At the same time, hedge funds and other larger speculators have increased their net long positions in US gold futures and options to the highest level since February 2018. This is clear from the latest data of the Commodity Futures Trading Commission.

Gold prices have also been supported by central banks buying the metal at the fastest rate in decades to diversify their reserves. Against that backdrop, speculative investors have piled in. Their bets on higher gold prices on the COMEX exchange now outnumber wagers on lower prices by 189,681 contracts, the most in more than a year. That is equivalent to almost 19 million ounces, worth some 26 billion USD.

Exchange-traded funds (ETFs) meanwhile have added more than 2 million ounces to their holdings since early May, helping push prices higher.

The price of gold continues to receive support from rising expectations of a 50 basis point cut in key interest rates during the Federal Reserve meeting in July. The question is no longer whether the Fed will ease its policy, but how much. From a historical point of view, the Fed likes to start a loophole and a 50 basis point cut should be the best scenario.

Moreover, the planned US sanctions against Iran, as well as the upcoming meeting between US President Donald Trump and his Chinese counterpart, Xi Jinping, also create bullish attitudes to the price of the precious metal.

The analysts remain bullish toward price action with ETFs continuing to see inflow and the dollar continuing to falter. However, it is likely following the recent run higher that we will see a period of consolidation into the financial year-end. Supportive interest should now sit toward 1,420 USD, with broad extension towards 1,400 USD, while resistance is evident from 1,440-1,450 USD.

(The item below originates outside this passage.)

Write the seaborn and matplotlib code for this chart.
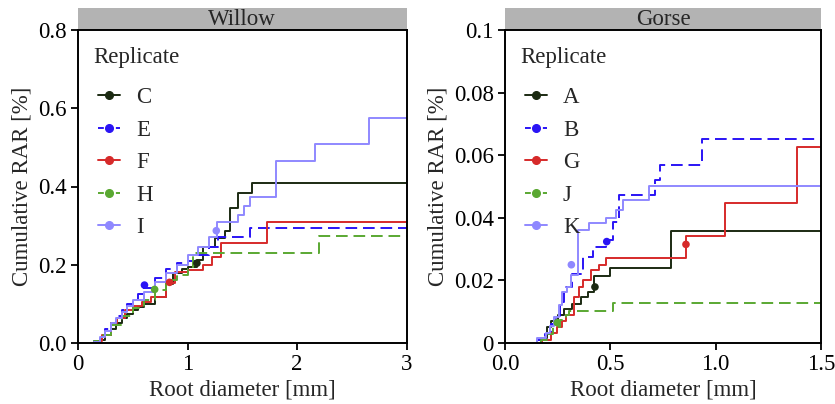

Expectations are that gold will end the year even at even higher levels. According to the latest analysis, the gold could rise as high as 1,500 USD by the end of the year. Last week, gold grew by 4.3% – its biggest jump since April 2016.

Among other precious metals, silver was up by 0.2% at 15.45 USD per ounce and platinum gained 0.6% to 814.58 USD per ounce. Meanwhile, palladium fell by 0.5% to 1,527 USD per ounce after hitting its highest level since March 27 at 1,545.87 USD earlier in the session.